Long regarded as an elite horseman of uncommon patience and as the trainer of the 1990s two-time Horse of the Year Cigar, the South Dakota native wound up winning his first Kentucky Derby with the second choice in his stable. He had won while Tacitus, his Wood Memorial winner, had not. He had won while trainer Bob Baffert’s three promising entries had not — with Improbable in fourth, Game Winner in fifth and Santa Anita Derby winner Roadster in 15th, foiling Baffert’s worthy bid for a sixth title that would have tied Ben A. Jones atop the all-time list. Mott had won with a Kentucky-bred son of Lookin At Lucky, the 2010 Preakness champion, and whose progeny paid a fat $132.40.

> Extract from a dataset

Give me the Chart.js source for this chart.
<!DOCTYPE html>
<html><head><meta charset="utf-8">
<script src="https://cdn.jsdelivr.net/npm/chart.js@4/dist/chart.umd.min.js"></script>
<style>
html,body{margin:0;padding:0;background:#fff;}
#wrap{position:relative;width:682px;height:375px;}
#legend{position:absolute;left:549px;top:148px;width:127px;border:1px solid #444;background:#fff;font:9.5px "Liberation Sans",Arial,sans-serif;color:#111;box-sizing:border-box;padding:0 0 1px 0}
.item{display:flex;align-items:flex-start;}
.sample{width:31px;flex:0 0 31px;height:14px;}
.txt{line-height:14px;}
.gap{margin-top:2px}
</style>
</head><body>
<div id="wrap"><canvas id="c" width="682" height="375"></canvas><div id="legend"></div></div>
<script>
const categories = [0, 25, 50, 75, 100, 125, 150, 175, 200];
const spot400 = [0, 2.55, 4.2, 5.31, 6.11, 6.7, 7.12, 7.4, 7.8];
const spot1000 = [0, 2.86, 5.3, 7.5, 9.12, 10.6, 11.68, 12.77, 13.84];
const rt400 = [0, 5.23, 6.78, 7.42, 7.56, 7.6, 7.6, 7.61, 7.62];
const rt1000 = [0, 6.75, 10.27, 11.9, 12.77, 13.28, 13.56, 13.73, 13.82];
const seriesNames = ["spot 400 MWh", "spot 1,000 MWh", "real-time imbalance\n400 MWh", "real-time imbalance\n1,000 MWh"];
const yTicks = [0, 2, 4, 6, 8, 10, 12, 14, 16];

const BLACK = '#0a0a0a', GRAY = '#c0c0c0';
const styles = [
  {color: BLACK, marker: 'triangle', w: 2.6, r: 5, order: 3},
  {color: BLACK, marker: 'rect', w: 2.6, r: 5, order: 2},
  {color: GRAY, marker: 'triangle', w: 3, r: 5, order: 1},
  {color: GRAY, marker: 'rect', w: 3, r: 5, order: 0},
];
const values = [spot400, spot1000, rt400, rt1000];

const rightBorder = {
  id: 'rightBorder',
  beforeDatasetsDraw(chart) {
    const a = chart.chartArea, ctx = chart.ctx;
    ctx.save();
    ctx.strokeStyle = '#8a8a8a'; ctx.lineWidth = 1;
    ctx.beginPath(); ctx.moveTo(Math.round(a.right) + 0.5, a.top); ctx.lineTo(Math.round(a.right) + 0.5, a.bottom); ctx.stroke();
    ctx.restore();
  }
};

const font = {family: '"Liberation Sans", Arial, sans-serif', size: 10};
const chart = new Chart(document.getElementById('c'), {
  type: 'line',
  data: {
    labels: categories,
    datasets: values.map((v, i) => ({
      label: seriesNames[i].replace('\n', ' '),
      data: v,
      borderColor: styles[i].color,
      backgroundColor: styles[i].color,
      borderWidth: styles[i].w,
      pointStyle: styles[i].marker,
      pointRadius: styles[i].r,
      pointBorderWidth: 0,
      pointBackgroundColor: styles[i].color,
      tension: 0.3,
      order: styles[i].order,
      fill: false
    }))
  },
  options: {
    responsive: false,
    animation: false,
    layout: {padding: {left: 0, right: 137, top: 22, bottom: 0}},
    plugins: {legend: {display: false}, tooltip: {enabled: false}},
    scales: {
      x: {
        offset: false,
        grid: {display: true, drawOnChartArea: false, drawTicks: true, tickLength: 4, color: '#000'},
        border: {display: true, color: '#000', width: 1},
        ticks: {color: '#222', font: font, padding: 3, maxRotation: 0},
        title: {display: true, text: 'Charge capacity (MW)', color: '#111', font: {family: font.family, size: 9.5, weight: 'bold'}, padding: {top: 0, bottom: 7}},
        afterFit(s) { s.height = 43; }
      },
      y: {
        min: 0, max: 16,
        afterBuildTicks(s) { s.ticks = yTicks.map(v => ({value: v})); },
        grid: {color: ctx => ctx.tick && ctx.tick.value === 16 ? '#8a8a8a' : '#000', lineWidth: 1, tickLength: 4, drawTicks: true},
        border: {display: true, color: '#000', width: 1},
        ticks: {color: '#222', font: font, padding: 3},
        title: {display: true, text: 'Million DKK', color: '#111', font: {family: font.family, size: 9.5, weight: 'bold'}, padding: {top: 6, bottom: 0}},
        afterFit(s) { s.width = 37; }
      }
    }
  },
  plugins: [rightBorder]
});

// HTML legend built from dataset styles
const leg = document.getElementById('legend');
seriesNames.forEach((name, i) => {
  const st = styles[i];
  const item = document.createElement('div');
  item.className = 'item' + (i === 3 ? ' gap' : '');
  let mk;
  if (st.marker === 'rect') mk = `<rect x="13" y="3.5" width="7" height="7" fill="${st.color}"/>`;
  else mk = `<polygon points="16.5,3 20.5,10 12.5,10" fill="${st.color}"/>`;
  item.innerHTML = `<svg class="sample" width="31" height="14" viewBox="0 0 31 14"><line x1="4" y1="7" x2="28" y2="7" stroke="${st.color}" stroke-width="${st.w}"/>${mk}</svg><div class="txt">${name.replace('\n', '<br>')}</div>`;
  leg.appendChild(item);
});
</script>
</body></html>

He had won with a horse who had finished second in the Risen Star at the Louisiana Fair Grounds in February, fourth in the Louisiana Derby in March and third in the Arkansas Derby in April. “When he was a 2-year-old,” Mott said, “he was one of those who didn’t show us a lot,” but then, “I’ve been telling people all winter, if this horse ever wakes up and figures out what he’s doing, the mile and a quarter is certainly within his reach.”

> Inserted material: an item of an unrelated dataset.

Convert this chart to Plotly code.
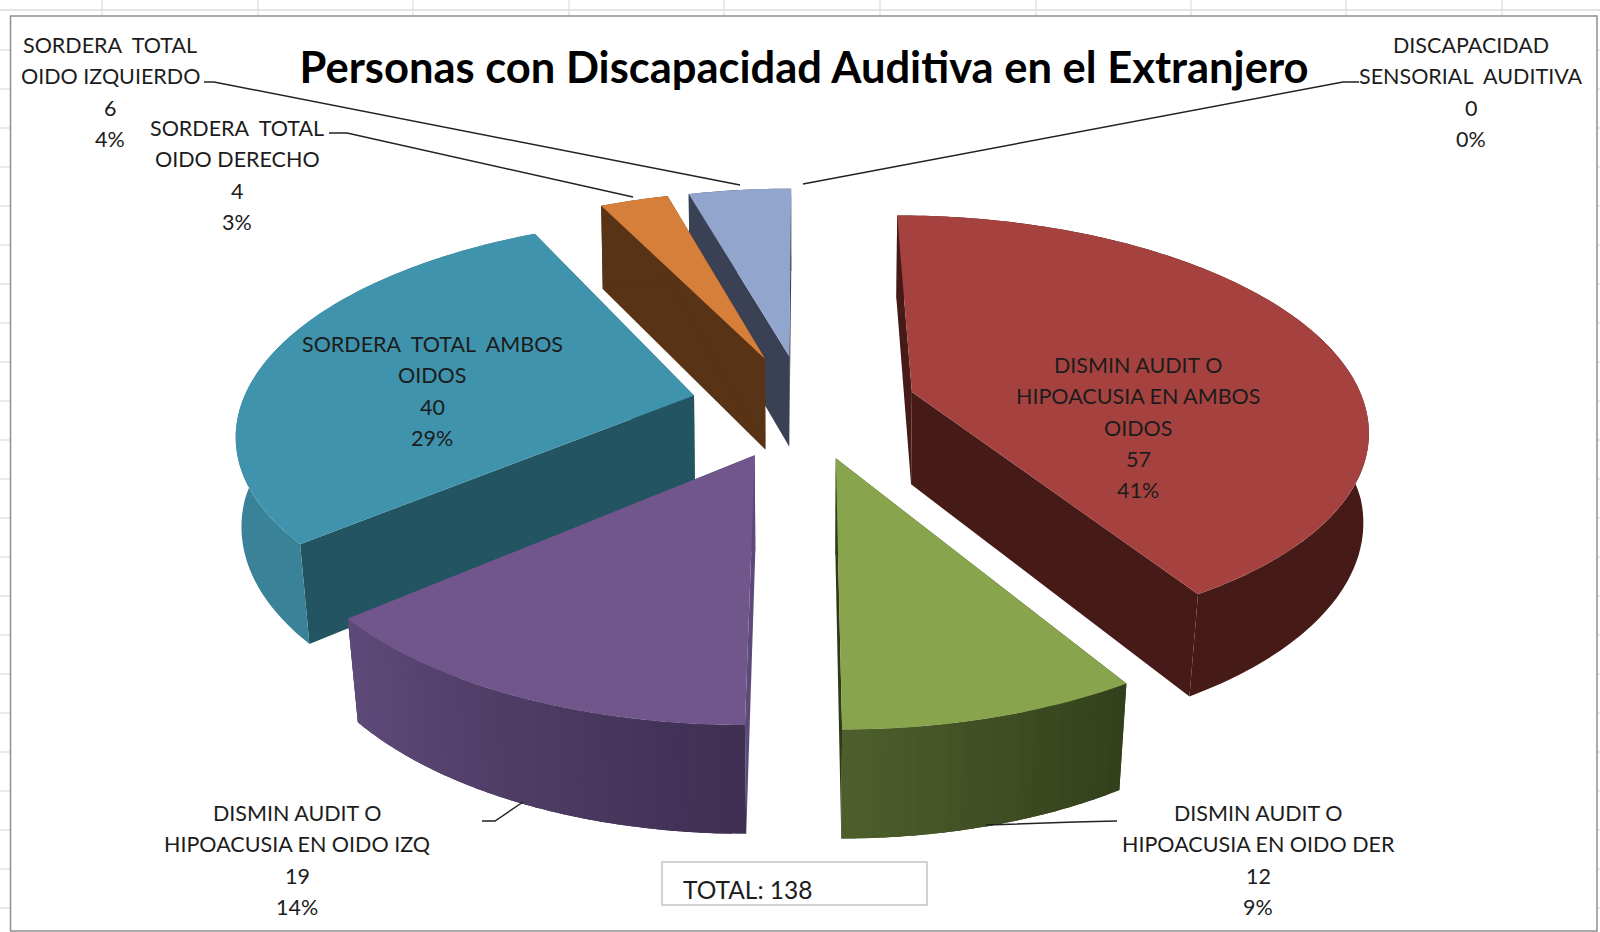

While he marveled at that, and while one of the group of owners, Maury Shields, the widow of Joseph V. Shields, who died in October, said, “It’ll take a while for it to set in,” Mott spoke of the three stewards who had made the day unforgettable.
“I’m glad I wasn’t in their shoes,” he said. “I’m glad I didn’t have to make a decision in front of a hundred thousand people and millions of people watching around the world.”
Then: “With that being said, I’m damned glad they put our number up.”
This is a breaking news story and has been updated.